One thing (among many) I didn't (couldn't) appreciate when I was your age, Is just how much of my life was still ahead of me. The notion that your path will be set in stone based solely on how you spend the next five years is silly, but it's an easy assumption to make, since it's what you're currently focused on, and (if your upbringing was anything like mine) there are probably lots of people insisting that this is a life-or-death situation.

Secondly (and I'm not sure whether this will come as a comfort or not), your dreams might change. What if you push through your current program and end up hating the field? Or get into a PhD in the US and hate it here? What if you become a medical researcher and find you hate that? Or decide to become a physician and hate it (while still harboring a love of machine learning)? And what if you suddenly decide that you'd like to pursue something altogether different than CS or medicine?

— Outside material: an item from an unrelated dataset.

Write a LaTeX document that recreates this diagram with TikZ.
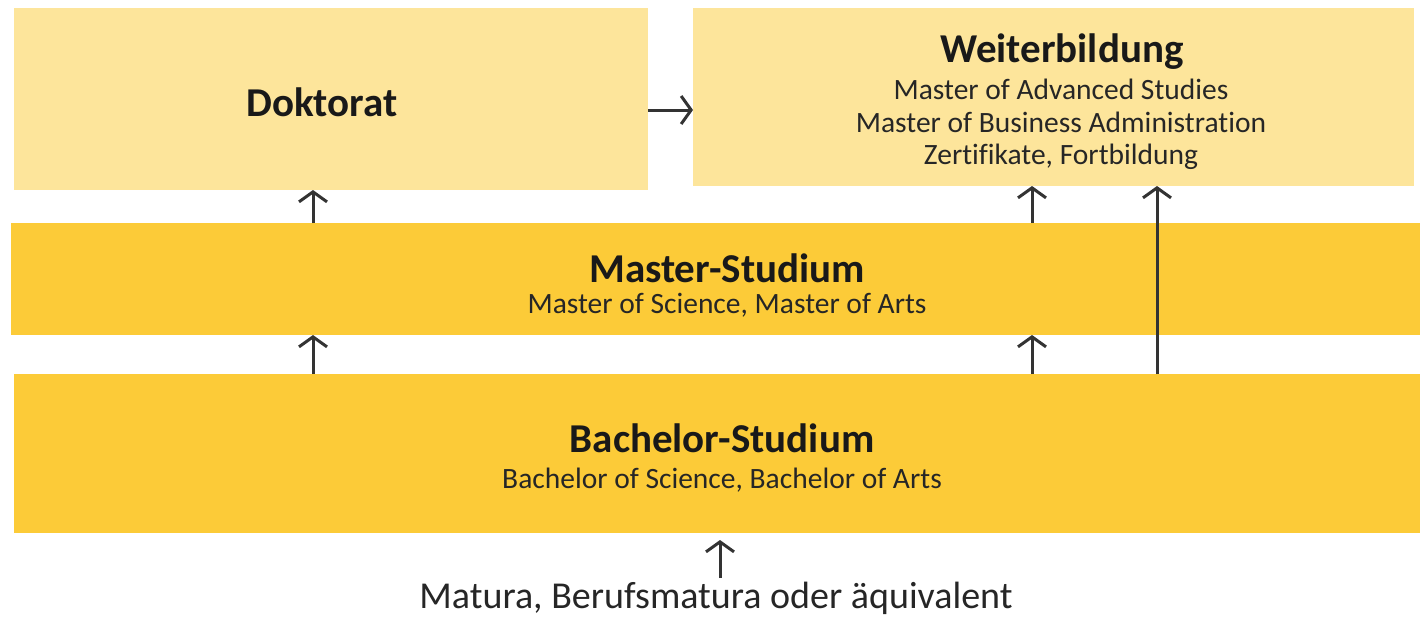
\documentclass[tikz,border=0pt]{standalone}
\usepackage{fontspec}
\setmainfont{Carlito}[Ligatures=CommonOff]
\usetikzlibrary{positioning}
\usetikzlibrary{arrows.meta}
\definecolor{hell}{HTML}{FDE59B}
\definecolor{dunkel}{HTML}{FCCB38}
\tikzset{
	feld/.style = {inner sep=0pt, outer sep=0pt},
	titel/.style = {font=\fontsize{41}{44}\selectfont\bfseries, text=black!90, anchor=base},
	untertitel/.style = {font=\fontsize{29.5}{33}\selectfont, text=black!85, anchor=base},
	pfeil/.style = {-{Straight Barb[length=10pt,width=28pt]}, line width=3pt, black!80}
}

\begin{document}
\begin{tikzpicture}[x=1pt, y=-1pt]
		\useasboundingbox (0,0) rectangle (1420,619);
		% felder
		\node[feld, fill=hell, minimum width=634pt, minimum height=182pt] (doktorat) at (331,99) {};
		\node[feld, fill=hell, minimum width=721pt, minimum height=178pt] (weiter) at (1053.5,97) {};
		\node[feld, fill=dunkel, minimum width=1409pt, minimum height=112pt] (master) at (715.5,279) {};
		\node[feld, fill=dunkel, minimum width=1406pt, minimum height=159pt] (bachelor) at (717,453.5) {};
		
		% texte
		\node[titel] (doktoratTitel) at (322,116) {Doktorat};
		\node[titel] (weiterTitel) at (1062,62) {Weiterbildung};
		\node[untertitel] (weiterA) at (1061,99) {Master of Advanced Studies};
		\node[untertitel] (weiterB) at (1061,132) {Master of Business Administration};
		\node[untertitel] (weiterC) at (1061,164) {Zertifikate, Fortbildung};
		\node[titel] (masterTitel) at (727,282) {Master-Studium};
		\node[untertitel] (masterText) at (727,313) {Master of Science, Master of Arts};
		\node[titel] (bachelorTitel) at (722,452) {Bachelor-Studium};
		\node[untertitel] (bachelorText) at (722,488) {Bachelor of Science, Bachelor of Arts};
		\node[untertitel, font=\fontsize{38}{40}\selectfont] (matura) at (716,608) {Matura, Berufsmatura oder äquivalent};
		
		% pfeile
		\coordinate (links) at (313,0);
		\coordinate (rechts) at (1032,0);
		\coordinate (lang) at (1157,0);
		\coordinate (mitte) at (720,0);
		\draw[pfeil] (master.north -| links) -- (doktorat.south -| links);
		\draw[pfeil] (bachelor.north -| links) -- (master.south -| links);
		\draw[pfeil] (master.north -| rechts) -- (weiter.south -| rechts);
		\draw[pfeil] (bachelor.north -| rechts) -- (master.south -| rechts);
		\draw[pfeil] (bachelor.north -| lang) -- (weiter.south -| lang);
		\draw[pfeil] (doktorat.east |- 0,110) -- (weiter.west |- 0,110);
		\draw[pfeil, shorten >=7pt] (matura.north -| mitte) -- (bachelor.south -| mitte);
	\end{tikzpicture}
\end{document}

I'm not saying that because the outcome is unpredictable you should just choose a direction blindly. Rather, you shouldn't stress too much about whether your path will line up with your current passions. Ultimately, your interests may change in ways that you can't anticipate, but you're young, and (per paragraph 2) you'll have lots of time to change your mind in the future.

If this advice seems unhelpful, I understand (per paragraph 1), since none of it addresses what you should actually do. But, whether you realize it or not, this isn't actually a question about what you should do, it's a question about what you value in life. For what its worth, none of the imagined outcomes (ML PhD, Med School, SE) seem like a terrible fate to me, so you should just follow your heart.